Although much emphasis was put on Web marketing, advertising through traditional mediums remains on the radar for 2010. Print ads in national magazines have been increased to 40 inserts, up from 32 last year, all targeting female consumers, the same audience for flooring retailers. This year Abbey will run ads in House Beautiful, Traditional Home, Elle Décor, Veranda, Kitchen & Bath Remodeling and Renovation Style, a publication owned by Woman’s Day.

In addition to higher frequency, the theme for the ads has been changed from “Every floor is a work of art” to “Love your floor year after year.” This reflects the consumer’s desire for value and fashion, according to Silverman, adding that Abbey members have been informed of which flooring is featured in the respective ads so they are prepared with the knowledge and samples of the products shown. “The print ad still steers her to our Web site, where we list all our local dealers in her area.”

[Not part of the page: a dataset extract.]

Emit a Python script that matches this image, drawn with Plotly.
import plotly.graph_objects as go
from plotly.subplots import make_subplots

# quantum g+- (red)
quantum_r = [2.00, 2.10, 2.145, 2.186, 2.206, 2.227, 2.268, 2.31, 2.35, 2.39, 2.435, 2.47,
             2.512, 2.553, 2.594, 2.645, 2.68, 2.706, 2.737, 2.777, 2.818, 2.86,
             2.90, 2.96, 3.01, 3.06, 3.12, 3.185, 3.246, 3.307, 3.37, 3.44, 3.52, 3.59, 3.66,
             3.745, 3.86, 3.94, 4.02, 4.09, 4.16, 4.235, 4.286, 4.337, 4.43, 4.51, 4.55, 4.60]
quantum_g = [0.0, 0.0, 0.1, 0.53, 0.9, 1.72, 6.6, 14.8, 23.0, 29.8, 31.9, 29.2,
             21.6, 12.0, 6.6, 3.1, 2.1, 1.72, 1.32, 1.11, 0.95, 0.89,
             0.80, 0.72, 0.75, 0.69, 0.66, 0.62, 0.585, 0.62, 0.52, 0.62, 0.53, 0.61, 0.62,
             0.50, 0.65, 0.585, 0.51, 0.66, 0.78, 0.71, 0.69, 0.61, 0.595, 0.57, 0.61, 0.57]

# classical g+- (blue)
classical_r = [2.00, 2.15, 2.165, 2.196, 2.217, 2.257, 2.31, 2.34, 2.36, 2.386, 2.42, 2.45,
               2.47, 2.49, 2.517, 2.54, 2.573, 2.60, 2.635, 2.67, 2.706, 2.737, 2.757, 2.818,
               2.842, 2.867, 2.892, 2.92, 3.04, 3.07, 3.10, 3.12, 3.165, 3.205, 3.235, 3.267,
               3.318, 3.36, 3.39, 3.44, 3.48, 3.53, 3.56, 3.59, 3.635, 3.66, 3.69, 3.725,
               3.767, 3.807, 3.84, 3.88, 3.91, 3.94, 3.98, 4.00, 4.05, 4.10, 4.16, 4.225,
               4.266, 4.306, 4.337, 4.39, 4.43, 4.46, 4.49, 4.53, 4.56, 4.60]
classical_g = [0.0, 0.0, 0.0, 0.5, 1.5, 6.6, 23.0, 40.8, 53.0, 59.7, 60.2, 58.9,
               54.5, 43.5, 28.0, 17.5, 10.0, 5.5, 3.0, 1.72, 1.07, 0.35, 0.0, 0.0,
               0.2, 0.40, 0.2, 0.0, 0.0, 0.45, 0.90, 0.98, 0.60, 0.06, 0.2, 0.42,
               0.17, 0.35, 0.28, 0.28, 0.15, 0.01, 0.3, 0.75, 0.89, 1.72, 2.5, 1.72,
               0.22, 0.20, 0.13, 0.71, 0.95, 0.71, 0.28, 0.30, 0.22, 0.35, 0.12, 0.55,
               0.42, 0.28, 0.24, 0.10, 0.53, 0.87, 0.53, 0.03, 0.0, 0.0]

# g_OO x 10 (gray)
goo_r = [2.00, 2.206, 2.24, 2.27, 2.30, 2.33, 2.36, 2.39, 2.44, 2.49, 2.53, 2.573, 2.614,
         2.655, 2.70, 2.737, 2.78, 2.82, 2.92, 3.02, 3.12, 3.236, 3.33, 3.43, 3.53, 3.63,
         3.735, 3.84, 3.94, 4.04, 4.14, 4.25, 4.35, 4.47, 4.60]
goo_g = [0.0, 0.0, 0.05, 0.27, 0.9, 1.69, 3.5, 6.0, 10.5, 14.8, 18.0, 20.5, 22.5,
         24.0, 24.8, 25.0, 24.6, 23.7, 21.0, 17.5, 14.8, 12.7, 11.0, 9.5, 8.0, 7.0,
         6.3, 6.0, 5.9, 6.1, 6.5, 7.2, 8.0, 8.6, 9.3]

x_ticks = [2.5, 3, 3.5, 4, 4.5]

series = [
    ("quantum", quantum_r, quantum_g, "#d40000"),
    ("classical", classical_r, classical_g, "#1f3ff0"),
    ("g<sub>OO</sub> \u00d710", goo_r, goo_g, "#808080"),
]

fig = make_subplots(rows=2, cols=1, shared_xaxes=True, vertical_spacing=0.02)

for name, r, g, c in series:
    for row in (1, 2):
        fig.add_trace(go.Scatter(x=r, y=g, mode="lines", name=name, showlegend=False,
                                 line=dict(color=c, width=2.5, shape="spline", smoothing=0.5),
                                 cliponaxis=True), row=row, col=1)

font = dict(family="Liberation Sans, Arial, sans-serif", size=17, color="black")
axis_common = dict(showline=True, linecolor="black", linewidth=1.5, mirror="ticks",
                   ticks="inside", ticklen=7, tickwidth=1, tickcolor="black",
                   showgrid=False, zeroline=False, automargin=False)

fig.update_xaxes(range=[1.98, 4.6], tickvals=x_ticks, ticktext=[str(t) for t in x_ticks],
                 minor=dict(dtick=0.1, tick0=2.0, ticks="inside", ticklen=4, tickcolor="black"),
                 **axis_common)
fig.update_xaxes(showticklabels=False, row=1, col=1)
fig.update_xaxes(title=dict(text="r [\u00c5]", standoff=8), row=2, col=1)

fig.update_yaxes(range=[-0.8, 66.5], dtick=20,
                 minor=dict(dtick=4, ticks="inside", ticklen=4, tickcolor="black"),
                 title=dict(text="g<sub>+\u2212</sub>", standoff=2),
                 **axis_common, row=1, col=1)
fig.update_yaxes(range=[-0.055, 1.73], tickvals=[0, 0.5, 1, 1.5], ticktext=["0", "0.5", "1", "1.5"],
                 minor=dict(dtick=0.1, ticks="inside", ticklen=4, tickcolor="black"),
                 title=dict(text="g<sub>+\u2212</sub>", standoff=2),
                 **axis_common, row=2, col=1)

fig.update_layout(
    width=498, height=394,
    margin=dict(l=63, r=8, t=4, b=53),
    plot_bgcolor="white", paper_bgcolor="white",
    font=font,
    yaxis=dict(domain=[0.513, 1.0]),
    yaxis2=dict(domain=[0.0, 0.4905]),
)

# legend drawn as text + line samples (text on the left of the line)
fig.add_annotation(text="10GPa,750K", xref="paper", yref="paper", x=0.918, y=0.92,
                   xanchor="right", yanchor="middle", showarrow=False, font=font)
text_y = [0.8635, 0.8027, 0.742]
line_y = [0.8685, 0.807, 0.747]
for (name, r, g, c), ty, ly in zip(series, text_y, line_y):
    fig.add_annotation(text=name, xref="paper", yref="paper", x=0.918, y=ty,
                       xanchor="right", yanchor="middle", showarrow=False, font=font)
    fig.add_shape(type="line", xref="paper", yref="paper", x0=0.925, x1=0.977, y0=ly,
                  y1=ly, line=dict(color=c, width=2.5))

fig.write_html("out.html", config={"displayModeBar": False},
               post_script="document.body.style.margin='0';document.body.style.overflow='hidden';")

In order to reach this new consumer, Abbey executives urged dealers to be sure their Web sites were up to date and ready to be shopped by the new consumer, who wants information available to her before she ever sets foot in the store. “81% of consumers conduct research on the Internet before going into your store,” Silverman said. “The Abbey Web site generated 10 million hits in 2009; we’re looking at around 100,000 per month for this year.”

The new consumer places an emphasis on the importance of locally owned, community- centric buying practices in addition to value. “In a recent survey, 73% of shoppers polled said they make an effort to sup- port local, neighborhood businesses,” Wells said. To that end, dealers can sign up for window graphics that boast, “We are a locally owned family business.The dollars you spend with us stay in our communi- ty.” The decal can be affixed to residential and commercial brochures, local ads and sales promotions. “Take that, big boxes,” Wells said triumphantly.

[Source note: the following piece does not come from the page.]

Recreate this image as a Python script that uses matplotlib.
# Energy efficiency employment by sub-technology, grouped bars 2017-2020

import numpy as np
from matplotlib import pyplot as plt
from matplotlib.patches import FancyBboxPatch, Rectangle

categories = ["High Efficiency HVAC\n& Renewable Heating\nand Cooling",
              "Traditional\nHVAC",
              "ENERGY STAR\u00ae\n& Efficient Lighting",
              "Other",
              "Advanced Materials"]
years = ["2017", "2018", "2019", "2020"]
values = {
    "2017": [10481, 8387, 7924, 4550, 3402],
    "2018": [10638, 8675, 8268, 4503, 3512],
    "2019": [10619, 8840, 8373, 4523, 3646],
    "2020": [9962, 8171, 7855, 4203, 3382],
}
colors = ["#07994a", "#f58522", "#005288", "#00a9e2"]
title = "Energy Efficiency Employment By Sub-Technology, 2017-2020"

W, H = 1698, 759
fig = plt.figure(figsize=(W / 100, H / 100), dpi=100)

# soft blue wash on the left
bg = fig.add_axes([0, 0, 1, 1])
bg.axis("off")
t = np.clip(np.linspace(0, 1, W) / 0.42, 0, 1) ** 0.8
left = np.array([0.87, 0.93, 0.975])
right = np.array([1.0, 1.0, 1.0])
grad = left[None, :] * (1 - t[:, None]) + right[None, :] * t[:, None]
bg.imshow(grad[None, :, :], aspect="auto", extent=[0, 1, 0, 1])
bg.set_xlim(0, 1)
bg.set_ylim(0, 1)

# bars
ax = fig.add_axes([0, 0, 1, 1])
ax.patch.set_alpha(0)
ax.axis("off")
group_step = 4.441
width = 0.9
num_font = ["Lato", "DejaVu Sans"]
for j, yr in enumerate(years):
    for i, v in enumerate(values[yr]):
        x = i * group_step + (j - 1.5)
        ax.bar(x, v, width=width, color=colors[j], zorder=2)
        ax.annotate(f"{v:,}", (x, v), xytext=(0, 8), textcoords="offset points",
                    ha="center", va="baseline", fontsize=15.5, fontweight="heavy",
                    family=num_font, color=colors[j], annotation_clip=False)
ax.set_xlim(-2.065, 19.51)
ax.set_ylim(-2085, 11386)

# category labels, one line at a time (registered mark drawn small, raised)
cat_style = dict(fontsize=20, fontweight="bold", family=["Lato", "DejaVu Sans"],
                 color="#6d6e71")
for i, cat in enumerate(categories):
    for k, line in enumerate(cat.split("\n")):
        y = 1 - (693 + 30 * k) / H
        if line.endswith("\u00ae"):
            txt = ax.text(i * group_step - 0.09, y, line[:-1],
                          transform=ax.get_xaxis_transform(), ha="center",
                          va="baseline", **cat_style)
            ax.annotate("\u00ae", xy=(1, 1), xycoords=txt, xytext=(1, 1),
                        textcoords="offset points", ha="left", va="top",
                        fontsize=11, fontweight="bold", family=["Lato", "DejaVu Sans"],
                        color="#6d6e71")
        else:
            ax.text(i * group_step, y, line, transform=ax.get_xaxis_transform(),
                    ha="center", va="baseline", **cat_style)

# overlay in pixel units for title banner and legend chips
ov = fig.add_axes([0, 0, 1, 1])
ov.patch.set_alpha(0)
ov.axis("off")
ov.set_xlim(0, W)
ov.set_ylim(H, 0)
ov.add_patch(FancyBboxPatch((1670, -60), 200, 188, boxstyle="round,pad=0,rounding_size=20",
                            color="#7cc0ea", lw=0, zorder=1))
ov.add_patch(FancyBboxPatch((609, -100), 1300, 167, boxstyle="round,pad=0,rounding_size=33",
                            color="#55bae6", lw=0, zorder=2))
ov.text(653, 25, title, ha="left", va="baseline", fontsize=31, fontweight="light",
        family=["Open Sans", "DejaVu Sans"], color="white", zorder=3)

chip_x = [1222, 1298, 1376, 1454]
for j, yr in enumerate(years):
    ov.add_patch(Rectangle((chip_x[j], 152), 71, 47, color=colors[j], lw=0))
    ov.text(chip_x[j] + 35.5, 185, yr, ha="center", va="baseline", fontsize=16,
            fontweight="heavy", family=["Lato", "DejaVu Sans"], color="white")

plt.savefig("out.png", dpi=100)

Shelly and Dennis Runolfson from Abbey Floor & Carpet in Spokane Valley, Wash., were impressed with the local seal. “We sell against a lot of big box stores, so we’re excited to put that signage in our window,” the couple said. “We’ve been in business for 36 years and it is hard to find things to get excited about.”

Products and suppliers
New vendors unveiled at convention included Cikel hardwood, Earthwerks LVT, Flexco rubber tile and sheet, Roppe rubber and sundries, Porcelanosa tile and wood, Mapei adhesives, Versatrim sundries, Legacy Floor Products stained concrete and Healthier Choice underlayments. New programs from existing suppliers like Anderson, Armstrong, Shaw, Columbia, Mannington and Max Windsor—including its new laminate program—help dealers take their showrooms to the next level.

“Abbey is completely in the floor covering business, from soup to nuts,” said Roger Pyatsky of Abbey Classic Carpet & Floor in Lake Grove, N.Y. “They provide everything.”

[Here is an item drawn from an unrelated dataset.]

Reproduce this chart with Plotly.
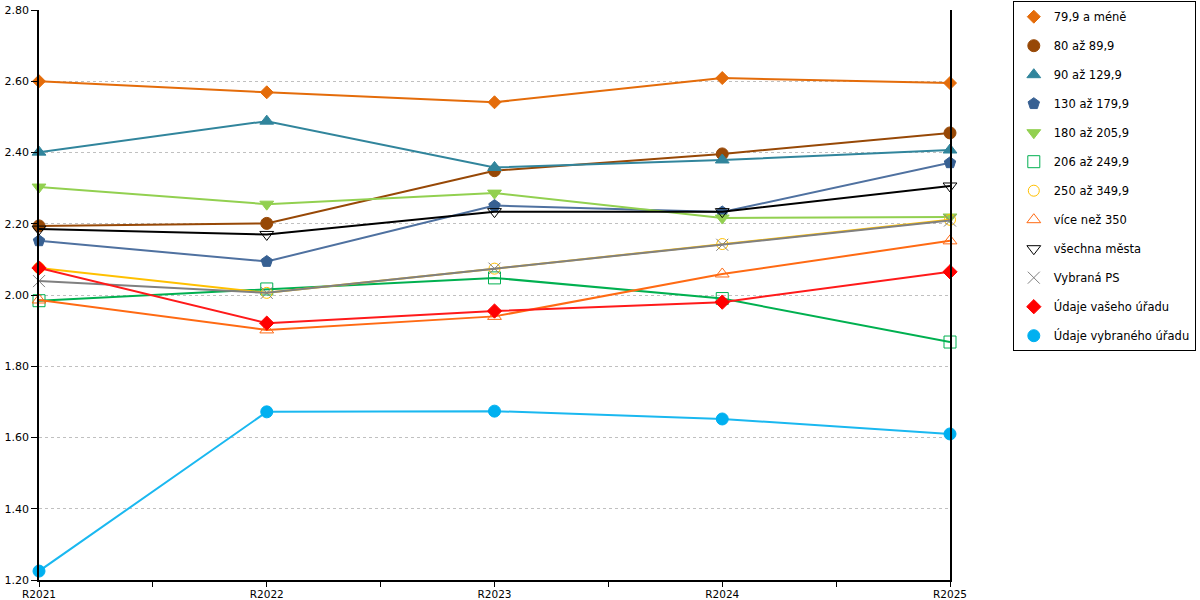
import plotly.graph_objects as go

years = ["R2021", "R2022", "R2023", "R2024", "R2025"]

names = [
    "79,9 a méně", "80 až 89,9", "90 až 129,9", "130 až 179,9",
    "180 až 205,9", "206 až 249,9", "250 až 349,9", "více než 350",
    "všechna města", "Vybraná PS", "Údaje vašeho úřadu", "Údaje vybraného úřadu",
]

v_79 = [2.600, 2.569, 2.541, 2.609, 2.595]
v_80 = [2.194, 2.201, 2.349, 2.396, 2.455]
v_90 = [2.401, 2.488, 2.358, 2.379, 2.407]
v_130 = [2.152, 2.094, 2.251, 2.233, 2.371]
v_180 = [2.303, 2.255, 2.286, 2.216, 2.219]
v_206 = [1.984, 2.017, 2.048, 1.990, 1.868]
v_250 = [2.076, 2.006, 2.074, 2.143, 2.211]
v_350 = [1.986, 1.902, 1.940, 2.059, 2.152]
v_all = [2.185, 2.170, 2.234, 2.234, 2.306]
v_ps = [2.039, 2.006, 2.074, 2.141, 2.209]
v_vas = [2.076, 1.921, 1.955, 1.980, 2.065]
v_vyb = [1.225, 1.672, 1.674, 1.652, 1.610]

values = [v_79, v_80, v_90, v_130, v_180, v_206, v_250, v_350, v_all, v_ps, v_vas, v_vyb]

colors = ["#E46C0A", "#974806", "#31859C", "#376092", "#92D050", "#00B050",
          "#FFC000", "#FF6A13", "#000000", "#808080", "#FF0000", "#00B0F0"]
line_colors = ["#E46C0A", "#974806", "#31859C", "#4F71A0", "#92D050", "#00B050",
               "#FFC000", "#FF6A13", "#000000", "#808080", "#FF1A1A", "#1AB8F0"]
symbols = ["diamond", "circle", "triangle-up", "pentagon", "triangle-down",
           "square-open", "circle-open", "triangle-up-open", "triangle-down-open",
           "x-thin-open", "diamond", "circle"]
sizes = [10, 12, 12, 12, 12, 12, 11, 12, 12, 12, 11, 12]

xs = list(range(len(years)))

fig = go.Figure()
for name, vals, col, lcol, sym, sz in zip(names, values, colors, line_colors, symbols, sizes):
    fig.add_trace(go.Scatter(
        x=xs, y=vals, mode="lines+markers", name=name, showlegend=False,
        line=dict(color=lcol, width=2),
        marker=dict(symbol=sym, size=sz, color=col, line=dict(color=col, width=1)),
        cliponaxis=False,
    ))

# legend entries show only the marker
for name, col, sym, sz in zip(names, colors, symbols, sizes):
    fig.add_trace(go.Scatter(
        x=[None], y=[None], mode="markers", name=name, legendgroup=name,
        marker=dict(symbol=sym, size=sz, color=col, line=dict(color=col, width=1)),
    ))

fig.update_layout(
    width=1200, height=600,
    margin=dict(l=39, r=250, t=10, b=20),
    paper_bgcolor="white", plot_bgcolor="white",
    font=dict(family="DejaVu Sans", size=11.5, color="#000000"),
    legend=dict(
        xref="container", yref="container",
        x=0.844, xanchor="left", y=0.998, yanchor="top",
        bordercolor="#000000", borderwidth=1,
        tracegroupgap=10, font=dict(size=11.5), maxheight=595,
    ),
)
fig.update_xaxes(
    range=[0, 4], tickvals=xs, ticktext=years, automargin=False,
    showline=True, linecolor="#000000", linewidth=1.5,
    ticks="outside", ticklen=4, tickcolor="#000000",
    minor=dict(dtick=0.5, ticks="outside", ticklen=5, tickcolor="#000000", showgrid=False),
    showgrid=False, zeroline=False, tickfont=dict(size=10.5),
)
fig.update_yaxes(
    range=[1.2, 2.8], dtick=0.2, tickformat=".2f", automargin=False,
    showline=True, mirror=True, linecolor="#000000", linewidth=1.5,
    ticks="outside", ticklen=6, tickcolor="#000000",
    showgrid=True, gridcolor="#C0C0C0", griddash="3px,3px", gridwidth=1,
    zeroline=False, tickfont=dict(size=11),
)

# drop the default 8px body margin so the figure fills the window
fig.write_html(
    "out.html",
    config={"displayModeBar": False},
    post_script="document.body.style.margin = '0px';",
)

That sentiment resounded on the show floor. “Shaw’s new introductions are going to give the retailer who doesn’t stock rugs yet an advantage, especially financially,” said John Iskalis of American Floor Show inGurnee, Ill. “The interactive rug display shows 5,000-plus SKUs and automatically launches that dealer into the area rug game. It’s really user friendly.”

Perhaps the most impressive aspect of Abbey’s multitude of offerings is the flexibility to choose and tailor initiatives to a member’s respective store. Personalizing corporate advertising programs is as easy as a click or a phone call away for members. “No request is too small for us to handle,” Wells said.

First-year member Scott Kuzma of TDC Interiors in Tucson, Ariz., joined the group to increase his retail business. As a design center, he was able to maintain profitable margins in regions of the state that were still experiencing new construction, like his location in Tucson. However his business in Phoenix needed a lift. “We’re familiar with the other buying groups, but we chose Abbey because it’s a la carte.”

Silverman agreed members choose the products and services they want. “We don’t force anything or mandate programs—the final choice to participate in a program is always left to that member,” he explained. “The retail floor covering business is the most difficult one can choose because every purchase is a custom order. We give retailers the tools to accomplish things they can’t do on their own.”

Rather than hiring professional motivational key- note speakers, industry experts came forward to offer perspective on economic recovery. Steve Griffith, vice president of residential for Invista, agreed with economists and pundits that the market has bottomed out. Unlike the smaller dips in the economy that drop in 18 months and take as long to recover, he reiterated this is the worst recession this country has seen since the Great Depression of 1929. “We’re most likely looking at a three- year recovery,” he said, and advised dealers to focus on selling segments that require the lowest levels of consumer confidence.

And John Godwin, executive vice president of residential flooring for Shaw Industries, touched on the housing market. “We can’t have a strong economy without a vibrant housing market, which is vital to our industry.”